● Source data:
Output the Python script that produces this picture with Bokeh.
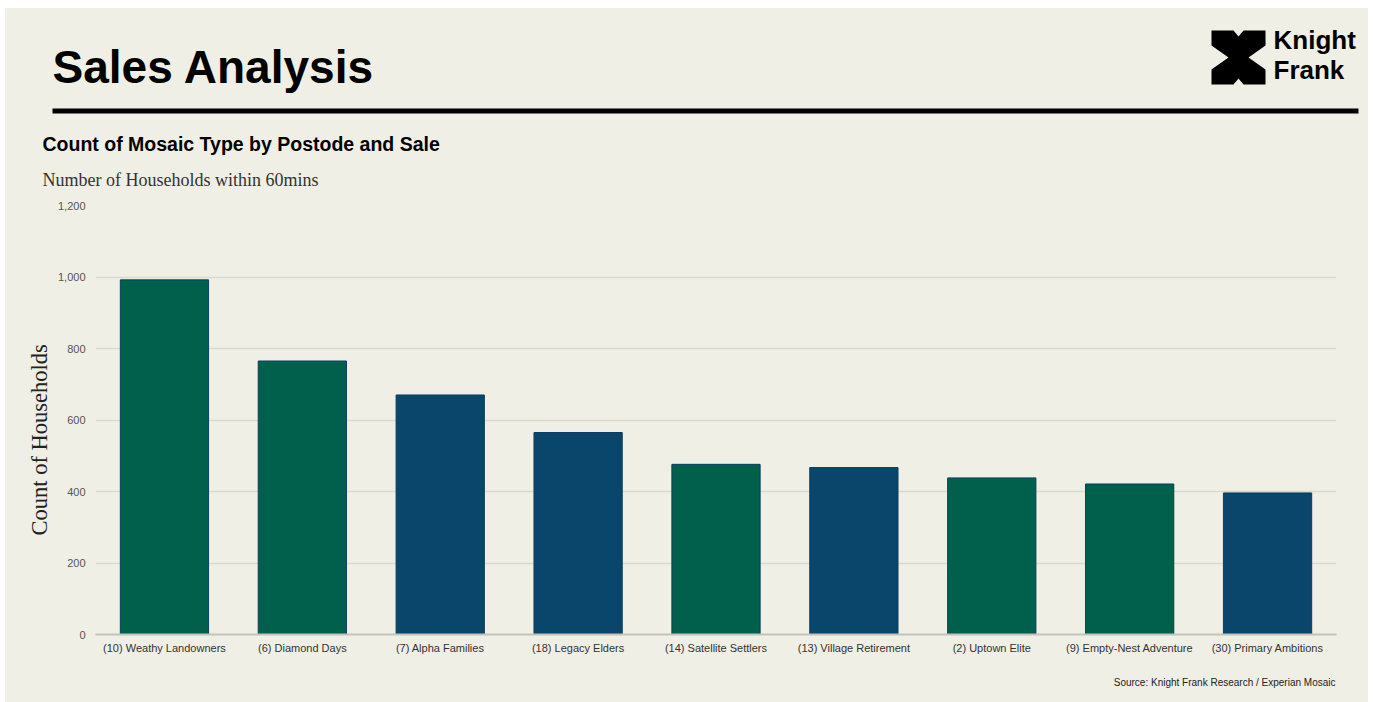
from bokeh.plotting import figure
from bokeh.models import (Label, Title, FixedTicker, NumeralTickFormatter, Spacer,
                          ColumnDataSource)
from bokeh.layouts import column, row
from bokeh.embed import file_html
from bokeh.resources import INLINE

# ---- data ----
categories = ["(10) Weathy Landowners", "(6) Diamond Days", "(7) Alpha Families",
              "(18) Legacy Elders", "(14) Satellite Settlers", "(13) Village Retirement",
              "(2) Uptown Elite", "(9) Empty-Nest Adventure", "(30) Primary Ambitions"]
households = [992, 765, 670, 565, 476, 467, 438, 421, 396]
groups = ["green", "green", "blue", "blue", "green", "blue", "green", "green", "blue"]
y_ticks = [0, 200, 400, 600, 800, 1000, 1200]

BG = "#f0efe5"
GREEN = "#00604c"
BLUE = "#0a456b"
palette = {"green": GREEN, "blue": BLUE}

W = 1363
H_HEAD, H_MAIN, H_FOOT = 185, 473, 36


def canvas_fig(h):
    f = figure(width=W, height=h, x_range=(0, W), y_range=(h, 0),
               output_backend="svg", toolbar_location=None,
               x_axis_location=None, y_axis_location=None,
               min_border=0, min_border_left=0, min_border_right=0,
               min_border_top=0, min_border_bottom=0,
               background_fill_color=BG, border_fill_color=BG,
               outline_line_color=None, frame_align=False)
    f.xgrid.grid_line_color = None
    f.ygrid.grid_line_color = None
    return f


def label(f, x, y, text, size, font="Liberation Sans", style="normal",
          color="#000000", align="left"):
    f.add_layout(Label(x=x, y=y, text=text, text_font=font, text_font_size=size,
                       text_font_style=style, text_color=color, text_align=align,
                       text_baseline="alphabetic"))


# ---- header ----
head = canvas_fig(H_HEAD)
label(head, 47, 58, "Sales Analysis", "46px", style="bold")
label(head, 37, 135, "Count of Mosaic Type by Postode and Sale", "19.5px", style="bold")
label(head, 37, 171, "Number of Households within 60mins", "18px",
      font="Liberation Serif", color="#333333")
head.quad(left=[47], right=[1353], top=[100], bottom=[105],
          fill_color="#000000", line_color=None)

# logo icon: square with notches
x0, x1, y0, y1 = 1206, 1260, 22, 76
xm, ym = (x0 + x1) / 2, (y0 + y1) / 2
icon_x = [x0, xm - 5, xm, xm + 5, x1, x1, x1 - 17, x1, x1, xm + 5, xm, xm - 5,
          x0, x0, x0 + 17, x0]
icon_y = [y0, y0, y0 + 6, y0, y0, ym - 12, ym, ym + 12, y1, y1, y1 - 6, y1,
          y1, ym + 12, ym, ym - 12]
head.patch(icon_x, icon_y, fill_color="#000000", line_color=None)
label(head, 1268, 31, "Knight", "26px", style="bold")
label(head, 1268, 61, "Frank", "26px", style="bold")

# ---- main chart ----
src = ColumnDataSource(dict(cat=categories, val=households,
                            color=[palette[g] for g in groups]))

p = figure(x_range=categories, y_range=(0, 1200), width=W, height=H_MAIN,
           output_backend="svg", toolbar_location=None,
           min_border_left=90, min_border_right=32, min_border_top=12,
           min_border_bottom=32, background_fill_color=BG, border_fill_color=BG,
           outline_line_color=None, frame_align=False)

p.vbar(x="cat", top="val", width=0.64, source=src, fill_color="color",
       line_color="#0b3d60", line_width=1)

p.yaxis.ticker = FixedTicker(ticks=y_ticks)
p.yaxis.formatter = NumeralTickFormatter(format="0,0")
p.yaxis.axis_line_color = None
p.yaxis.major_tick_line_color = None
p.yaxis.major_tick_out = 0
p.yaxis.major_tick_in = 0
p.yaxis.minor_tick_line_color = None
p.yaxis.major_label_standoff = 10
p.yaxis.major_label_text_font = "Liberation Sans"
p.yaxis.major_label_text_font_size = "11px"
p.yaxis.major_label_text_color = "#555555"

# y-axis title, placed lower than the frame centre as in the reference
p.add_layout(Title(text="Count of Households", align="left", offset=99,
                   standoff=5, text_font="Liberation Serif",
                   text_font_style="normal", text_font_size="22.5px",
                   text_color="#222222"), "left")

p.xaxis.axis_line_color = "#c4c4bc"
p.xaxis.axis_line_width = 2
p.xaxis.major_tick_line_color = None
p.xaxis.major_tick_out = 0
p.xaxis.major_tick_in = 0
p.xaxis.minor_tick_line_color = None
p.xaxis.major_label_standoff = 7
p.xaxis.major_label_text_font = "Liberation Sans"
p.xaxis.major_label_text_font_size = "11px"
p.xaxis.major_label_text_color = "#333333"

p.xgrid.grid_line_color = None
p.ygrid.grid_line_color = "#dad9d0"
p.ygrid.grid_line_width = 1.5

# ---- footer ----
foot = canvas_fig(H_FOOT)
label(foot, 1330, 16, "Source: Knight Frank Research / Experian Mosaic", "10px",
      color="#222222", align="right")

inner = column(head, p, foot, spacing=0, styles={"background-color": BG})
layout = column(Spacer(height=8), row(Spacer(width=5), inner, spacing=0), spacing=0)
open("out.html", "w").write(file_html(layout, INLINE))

● Exercise prompt: Give again exactly the lines running from the beginning of the material above through the line that contains "from bokeh.resources import INLINE", and leave out every picture.

● The response:
Output the Python script that produces this picture with Bokeh.
from bokeh.plotting import figure
from bokeh.models import (Label, Title, FixedTicker, NumeralTickFormatter, Spacer,
                          ColumnDataSource)
from bokeh.layouts import column, row
from bokeh.embed import file_html
from bokeh.resources import INLINE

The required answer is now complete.